Wednesday, September 18, 2013

Videogameopolis: Gone Home

Over the years, I've experienced truly bizarre and fantastic things through the medium of video games. When I was a child, I explored fantasy worlds as Italian plumbers and a menagerie of anthropomorphized animals. As a teenager, I was a street fighter through Street Fighter and fought Hitler's army more times than I can count in first person shooters. Even as an adult, I've witnessed games that create immersive fantasy worlds that would have made my younger self faint, but only elicit minor excitement now.

Why then, with all this amazing escapism, am I most impressed and enchanted with a video game where you explore a large but mundane suburban home? Gone Home is that game, and it's one of the most refreshing experiences I've had in a long time.

Unlike most of those other games, Gone Home is an experience that uses interactivity to best tell its story. Set on a stormy night, it opens with your arrival home after a year away in Europe. The rest of the family has moved into a new home, dealt with personal issues, and generally changed without your knowledge while you were away. Walking into the house, you find it empty with only a cryptic note from your teenage sister to greet you.

To reveal much more would spoil the experience. This is a video game that includes no combat, no health bars, and no ways to fail whatsoever. The only things slowing your progress are locked doors that help guide the experience. The only goal of the game is to explore the house and learn what has become of your family, especially your sister.

This sounds like the set up for some type of horror story, and most games would lead to mutilated bodies and horrifying revelations. The game even plays with these assumptions, hinting at supernatural mysteries that are only red herrings. This increases the tension initially, but also allows the sweeter, and sometimes darker, stories underneath time to grow. No spirits attack through the walls or jump from closets, but this house does have a history that haunts it.

Almost every object in the home can be picked up and examined, and many of these items tell a story. These items are often documents or letters written with excellent attention to detail and authenticity. Sometimes, simple objects tell an important piece of the story, like a hidden bottle of alcohol or stack of unsold books.

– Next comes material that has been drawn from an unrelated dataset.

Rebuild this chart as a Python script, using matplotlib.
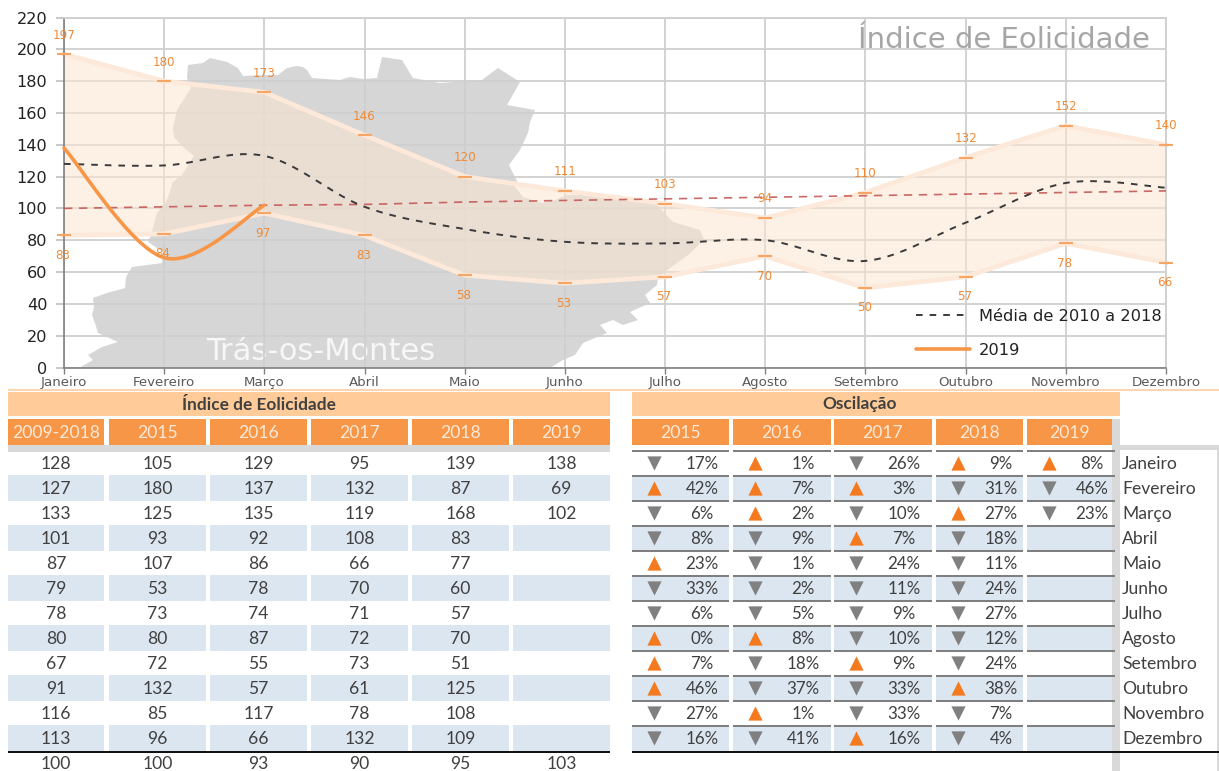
import numpy as np
import matplotlib
matplotlib.use("Agg")
import matplotlib.pyplot as plt
from matplotlib.patches import Rectangle, Polygon
from matplotlib.transforms import ScaledTranslation

months = ["Janeiro", "Fevereiro", "Março", "Abril", "Maio", "Junho", "Julho",
          "Agosto", "Setembro", "Outubro", "Novembro", "Dezembro"]
upper = [197, 180, 173, 146, 120, 111, 103, 94, 110, 132, 152, 140]
lower = [83, 84, 97, 83, 58, 53, 57, 70, 50, 57, 78, 66]
media = [128, 127, 133, 101, 87, 79, 78, 80, 67, 91, 116, 113]
trend = [100, 101, 102, 102.5, 104, 105, 106, 107, 108, 109, 110, 111]
y2019 = [138, 69, 102]

idx_years = ["2009-2018", "2015", "2016", "2017", "2018", "2019"]
idx_2009 = [128, 127, 133, 101, 87, 79, 78, 80, 67, 91, 116, 113]
idx_2015 = [105, 180, 125, 93, 107, 53, 73, 80, 72, 132, 85, 96]
idx_2016 = [129, 137, 135, 92, 86, 78, 74, 87, 55, 57, 117, 66]
idx_2017 = [95, 132, 119, 108, 66, 70, 71, 72, 73, 61, 78, 132]
idx_2018 = [139, 87, 168, 83, 77, 60, 57, 70, 51, 125, 108, 109]
idx_2019 = [138, 69, 102]
idx_total = [100, 100, 93, 90, 95, 103]

osc_years = ["2015", "2016", "2017", "2018", "2019"]
osc_2015 = [-17, 42, -6, -8, 23, -33, -6, 0, 7, 46, -27, -16]
osc_2016 = [1, 7, 2, -9, -1, -2, -5, 8, -18, -37, 1, -41]
osc_2017 = [-26, 3, -10, 7, -24, -11, -9, -10, 9, -33, -33, 16]
osc_2018 = [9, -31, 27, -18, -11, -24, -27, -12, -24, 38, -7, -4]
osc_2019 = [8, -46, -23]

# Background silhouette outline, in picture pixels
map_outline = [
    (79, 368), (93, 360), (88, 355), (102, 347), (118, 342), (98, 333), (95, 323), (92, 315), (94, 307),
    (93, 298), (107, 293), (125, 288), (126, 277), (132, 267), (162, 263), (163, 252), (148, 242), (152, 232),
    (157, 213), (167, 200), (173, 182), (182, 175), (194, 156), (183, 147), (174, 137), (173, 128), (177, 110),
    (191, 88), (187, 78), (188, 65), (203, 63), (210, 58), (227, 62), (238, 68), (243, 76), (263, 75),
    (278, 75), (287, 68), (297, 66), (303, 67), (307, 70), (312, 78), (340, 80), (350, 77), (363, 79),
    (377, 78), (382, 57), (402, 60), (413, 78), (440, 83), (482, 80), (498, 68), (520, 82), (507, 105),
    (535, 110), (530, 122), (528, 133), (520, 150), (509, 165), (518, 183), (515, 187), (523, 197), (542, 203),
    (555, 200), (567, 195), (617, 195), (657, 205), (673, 222), (700, 230), (704, 240), (688, 255), (670, 268),
    (658, 278), (657, 285), (645, 295), (650, 303), (630, 312), (638, 320), (623, 325), (613, 320), (600, 325),
    (607, 333), (583, 343), (575, 355), (563, 360), (550, 368)]

W, H = 1219, 771
plt.rcParams["font.family"] = ["DejaVu Sans"]
fig = plt.figure(figsize=(W / 100, H / 100), dpi=100, facecolor="white")

bg = fig.add_axes([0, 0, 1, 1], zorder=0)
bg.set_xlim(0, W); bg.set_ylim(H, 0); bg.axis("off")
bg.add_patch(Polygon(np.array(map_outline), closed=True, fc="#D6D6D6", ec="none"))
bg.text(321, 352, "Trás-os-Montes", color="#F7F7F7", fontsize=22, family="DejaVu Sans",
        ha="center", va="center")

# ---------- chart ----------
L, R, T, B = 64, 1166, 17.5, 367.5
ax = fig.add_axes([L / W, 1 - B / H, (R - L) / W, (B - T) / H], zorder=1)
ax.patch.set_visible(False)
x = np.arange(12)
ax.set_xlim(0, 11); ax.set_ylim(0, 220)
ax.set_yticks(range(0, 221, 20))
ax.set_xticks(x); ax.set_xticklabels(months, fontsize=9.6, color="#595959")
shifts = [-3, -3, -3, -3, -2, -1, 0, 0, 1, 3, 4, 4]
for lab, dx in zip(ax.get_xticklabels(), shifts):
    lab.set_transform(lab.get_transform() + ScaledTranslation(dx / 100, 0, fig.dpi_scale_trans))
ax.tick_params(axis="y", labelsize=11.6, labelcolor="#222222", color="#BFBFBF", length=6, width=1.2, pad=6)
ax.tick_params(axis="x", color="#808080", length=4, width=1, pad=2)
ax.grid(True, color="#CFCFCF", lw=1.3, zorder=0)
ax.set_axisbelow(True)
for s in ["top", "right"]:
    ax.spines[s].set_color("#CFCFCF"); ax.spines[s].set_linewidth(1.3)
for s in ["left", "bottom"]:
    ax.spines[s].set_color("#808080"); ax.spines[s].set_linewidth(1.2)


def smooth(xs, ys, n=24):
    """Excel-like smoothed line through the given values (Catmull-Rom)."""
    p = np.column_stack([xs, ys]).astype(float)
    p = np.vstack([p[0], p, p[-1]])
    out = []
    for i in range(1, len(p) - 2):
        t = np.linspace(0, 1, n)[:, None]
        a, b, c, d = p[i - 1], p[i], p[i + 1], p[i + 2]
        out.append(0.5 * (2 * b + (c - a) * t + (2 * a - 5 * b + 4 * c - d) * t ** 2
                          + (3 * b - a - 3 * c + d) * t ** 3))
    out = np.vstack(out)
    return out[:, 0], out[:, 1]


ax.fill_between(x, lower, upper, color="#FCE4D0", alpha=0.55, lw=0, zorder=1.5)
ax.plot(x, upper, color="#FDE9D9", lw=3.4, zorder=2, clip_on=False)
ax.plot(x, lower, color="#FDE9D9", lw=3.4, zorder=2, clip_on=False)
ax.plot(x, upper, ls="none", marker="_", ms=10, mew=1.5, color="#F6A565", zorder=3, clip_on=False)
ax.plot(x, lower, ls="none", marker="_", ms=10, mew=1.5, color="#F6A565", zorder=3, clip_on=False)
for xi, u, l in zip(x, upper, lower):
    ax.annotate(str(u), (xi, u), xytext=(0, 19), textcoords="offset pixels", ha="center", va="center",
                fontsize=8.6, color="#F08A35", zorder=5, annotation_clip=False)
    ax.annotate(str(l), (xi, l), xytext=(-1, -20), textcoords="offset pixels", ha="center", va="center",
                fontsize=8.6, color="#F08A35", zorder=5, annotation_clip=False)

ax.plot(x, trend, color="#C0504D", lw=1.2, ls=(0, (5, 4)), zorder=4, alpha=0.85)
sx, sy = smooth(x, media)
ax.plot(sx, sy, color="#3A3A3A", lw=1.4, ls=(0, (3.4, 3.6)), zorder=4.2, label="Média de 2010 a 2018")
s19x, s19y = smooth(x[:3], y2019)
ax.plot(s19x, s19y, color="#F79646", lw=2.6, zorder=4.4, label="2019", solid_capstyle="round", clip_on=False)

ax.legend(loc="lower left", bbox_to_anchor=((918 - L - 2) / (R - L), (B - 358) / (B - T)),
          frameon=False, fontsize=11.7, labelspacing=1.18, handlelength=3.3, handletextpad=0.55,
          borderpad=0, borderaxespad=0, labelcolor="#222222")

bg2 = fig.add_axes([0, 0, 1, 1], zorder=2)
bg2.set_xlim(0, W); bg2.set_ylim(H, 0); bg2.axis("off"); bg2.patch.set_visible(False)
bg2.text(1150, 40, "Índice de Eolicidade", color="#A6A6A6", fontsize=21, ha="right", va="center",
         family="DejaVu Sans")

# ---------- tables ----------
TBL = "Lato"
ORANGE, PEACH, BLUE, GREY, TXT = "#F79646", "#FFCC99", "#DCE6F1", "#D9D9D9", "#404040"
t = bg2


def rect(x0, y0, x1, y1, c, z=1):
    t.add_patch(Rectangle((x0, y0), x1 - x0, y1 - y0, fc=c, ec="none", zorder=z))


def row_top(i):
    return 450 + 25 * i


rect(8, 389, W, 391, "#FCD5B4")

# left table
left_cols = [(8, 104), (109, 206), (210, 307), (311, 408), (412, 509), (513, 610)]
idx_cols = [idx_2009, idx_2015, idx_2016, idx_2017, idx_2018, idx_2019]
rect(8, 392, 610, 416, PEACH)
t.text(259, 404.5, "Índice de Eolicidade", fontsize=12.4, fontweight="bold", color=TXT, family=TBL,
       ha="center", va="center")
rect(8, 445, 610, 452, GREY)
for (x0, x1), yr, vals, tot in zip(left_cols, idx_years, idx_cols, idx_total):
    rect(x0, 419, x1, 445, ORANGE)
    cx = (x0 + x1) / 2
    t.text(cx, 433.5, yr, fontsize=12.6, color="#FDE9D9", family=TBL, ha="center", va="center")
    for i in range(12):
        if i % 2 == 1:
            rect(x0, row_top(i), x1, row_top(i) + 26, BLUE)
        if i < len(vals):
            t.text(cx, row_top(i) + 14, str(vals[i]), fontsize=12.6, color=TXT, family=TBL,
                   ha="center", va="center")
    t.text(cx, 764, str(tot), fontsize=12.6, color=TXT, family=TBL, ha="center", va="center")
rect(8, 751, 610, 753, "#111111", 3)

# right table
right_cols = [(631.5, 729), (733, 831), (834, 932), (936, 1023), (1027, 1112)]
tri_x = [654, 755, 856, 957.5, 1049]
pct_x = [702, 803, 904, 1001, 1092]
osc_cols = [osc_2015, osc_2016, osc_2017, osc_2018, osc_2019]
rect(631.5, 392, 1120, 416, PEACH)
t.text(860, 404.5, "Oscilação", fontsize=12.4, fontweight="bold", color=TXT, family=TBL,
       ha="center", va="center")
rect(1112, 419, 1120, H, GREY)
rect(1120, 445, W, 450, GREY)
rect(1217, 445, W, H, GREY)
for (x0, x1), yr, vals, tx, px in zip(right_cols, osc_years, osc_cols, tri_x, pct_x):
    rect(x0, 419, x1, 445, ORANGE)
    t.text((x0 + x1) / 2, 433.5, yr, fontsize=12.6, color="#FDE9D9", family=TBL, ha="center", va="center")
    for i in range(12):
        if i % 2 == 1:
            rect(x0, row_top(i), min(x1, 1112), row_top(i) + 26, BLUE)
        rect(x0, row_top(i), x1 + (3 if x1 == 1112 else 0), row_top(i) + 2, "#7F7F7F", 2)
        if i < len(vals):
            v = vals[i]
            up = v >= 0
            # the pixel axis runs downwards, so its marker shapes are flipped
            t.scatter([tx], [row_top(i) + 12.5], marker="v" if not up else "^", s=105, lw=0, zorder=3,
                      color="#F47A20" if up else "#808080")
            t.text(px, row_top(i) + 14, f"{abs(v)}%", fontsize=12.2, color=TXT, family=TBL,
                   ha="center", va="center")
for i, m in enumerate(months):
    t.text(1122, row_top(i) + 14, m, fontsize=12.6, color=TXT, family=TBL, ha="left", va="center")
rect(631.5, 751, W, 753, "#111111", 3)

fig.savefig("out.png", dpi=100)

The process of discovery allows the story to unfold organically, but also allows the player to invest themselves into the story. While your sister's voice narrates certain moments through diary entries, these moments only happen after you've already discovered the relevant item or note. There's no reason to continue forward other than to learn what happens, so your investment in the experience is entirely built into the story, not a high score or the next action sequence. This is a game about discovery that tells a tale of self-discovery.

It's been a long time since an experience, whether game, book, or film, has touched my mind and memories in such a strong way. The story is not complex and describes a very specific experience, but is genuinely human enough to make it easy to relate. I began to react to what happened to these characters through the lens of my own experience, and at certain moments my emotions and the character's emotions merged without me consciously realizing.

For example, the game lets you carefully replace each examined item, though you can simply drop them to the floor if you wish. I spent the entire game carefully replacing every object, until after a certain diary entry describing a family confrontation. I then found myself purposely chucking items across the room after looking at them. Then, after a while, I returned to placing things back in their proper spot.

I didn't realize until later that the diary entry had not only made the narrating character angry, but had also made me angry because it resonated with something from my own life. I was throwing those items in retaliation against the characters who angered the narrator and against those who angered me in my life. There was no reason to be careful with objects or to throw them, no punishment or reward of any kind. My behavior was simply a reaction to the story, something that had immersed me more than shooting faceless legions of enemies or fighting armies of ogres ever could.

Gone Home is not the greatest video game, nor will it revolutionize the medium by itself. However, it's another wonderful example of a game that creates a coherent experience focused on telling its story in the best way possible. It's a direct refutation to the idea that games have to focus on action, or bloat their length with unnecessary combat, to justify their existence. The two hours I spent Gone Home were worth more than the numerous hours combined I've spent with most games this year.